In the great search for the perfect home there are many details to consider. A huge part of the integrity of any building is, of course, the roof. There are various different types of roofs and roofing material, all with particular advantages and draw-backs. You’ll want consider this information as you continue your hunt. A good roof is part of a great investment. Likewise, if you are buying into a home that needs a roof replacement, it is not a bad idea to have a handle on the type of roofing materials on the market.
Asphalt roofs are the most popular roof choice in North America. They are a proven covering material available in many styles, shapes and colors. Asphalt shingles normally last about 20 years, but when covered in copper sheeting their life can be extended up to 30 or 40 years. Asphalt shingles are suitable for most residential applications and compared to other roofing products asphalt are a relatively inexpensive choice. Asphalt shingles are also a user friendly choice. Experienced do-it-yourselfers will have no problems applying asphalt shingles successfully. Asphalt is a low maintenance product with easy repairs. You can go ahead with asphalt knowing it has been around for over 100 years and has a proven track record.
Flat roofs usually require some type of membrane roofing material. There are three main types. Thermoset Membranes chemically cross link. “What does this mean?”, you may ask. It basically amounts to having one giant molecule of roofing over your head- no seams attached! These membranes are quite thick and offer superior performance in a wide range of exposures. The Thermoplastic Membrane roofs are similar to Thermosets, but do not chemically cross link. Instead, seams are welded together with heat or solvents. PVC plastic materials are used with both these types of roofing. There are many different “code” acronyms that you might hear a roofer talk about. Be sure to find out the exact material and material details from your roofer. The third type of membrane is Modified Bitumen Membrane, which is an evolution of asphalt roofing. These membranes combine asphalt with modifiers and reinforcement materials. The preferred method of applying these particular membranes is through the “torch down” method. A flame throwing torch melts the asphalt so that the seams can be joined together. Membrane roofs are a great choice and often come with a long life warrantee- usually around 15-25 years, depending on the thickness of materials used.
The longest lasting and probably most expensive roof choice is a metal roof. They will typically last 40-50 years. Metal roof are also favored for their speed, ease of installation and fire resistant qualities. Metal roofs are surprisingly lightweight and reflect heat from the sun. Drawbacks, aside from the costs of premium materials, are noise and denting. If a golf ball hits your metal roof, not only will you hear it, you may also have a permanent dent in your roof!. And although the noise can be controlled in various ways, if you you live in a rainy climate and want a metal roof, you had better like the sound of rain pitter pattering, or pelting above you.

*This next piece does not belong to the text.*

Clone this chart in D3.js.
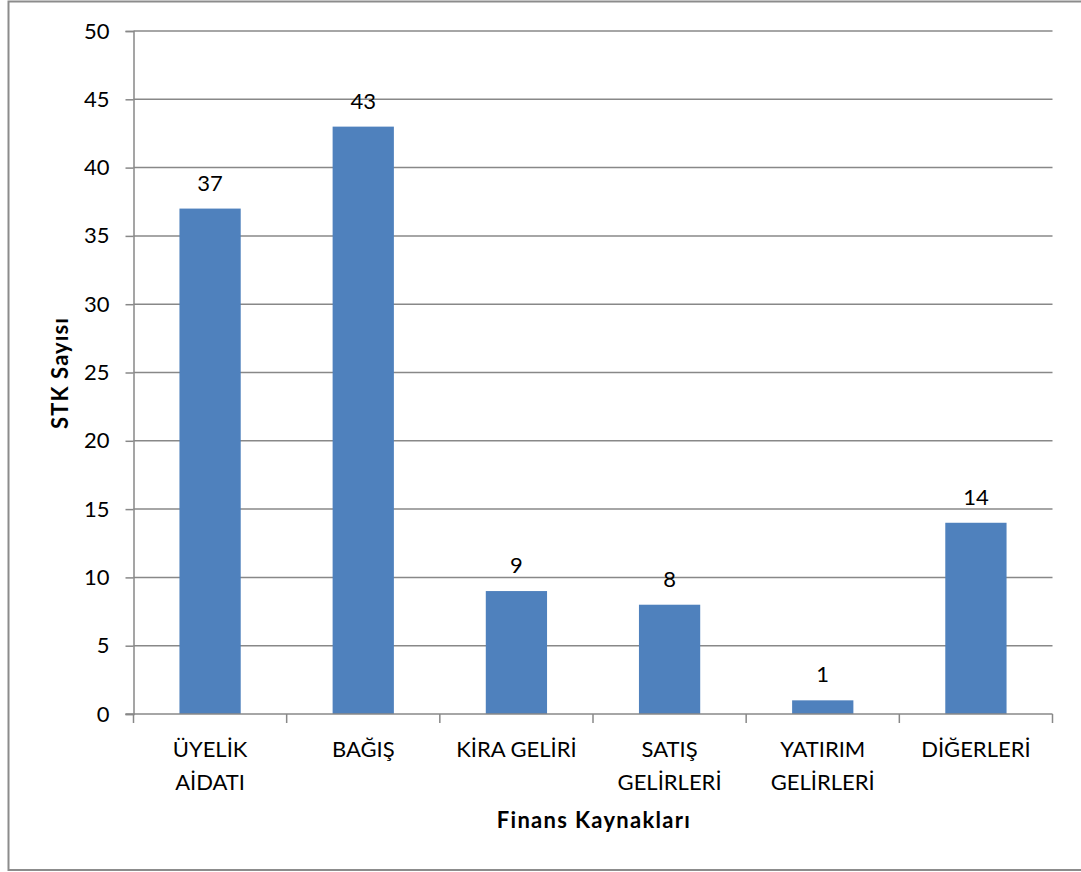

Wooden roofs are generally comprised of either shingles or shakes. Usually made from western red cedar, a long-lasting, straight-grained wood, shingles have a life expectancy similar to most other roofs. Wood shakes are thicker and rougher and like shingles have an average life expectancy of 25 years. One draw back to wooden roofs is that the are certainly not fire-resistant. Some local codes require that the wood be pressure-treated. Therefore, wooden roofs may not be suitable for use in fire-prone areas. Wood materials often require more maintenance than other roofing options, especially if you live in a harsh climate.
Tile roofs initially cost a lot more to install than asphalt shingle or wood shake roofs, but they also last much longer. Their lifecycle can be from 50-100 years, and sometimes even longer.Tile is often used in more expensive, custom homes. Tile has the unique ability of being able to accent the exterior color or finish of any home or building. With better insulating properties, tile is also your most energy-efficient material choice. Tile roofing systems allow air circulation under the tile, reducing heat transfer to attics during fires. But take note, tile roofs are not meant to be walked on!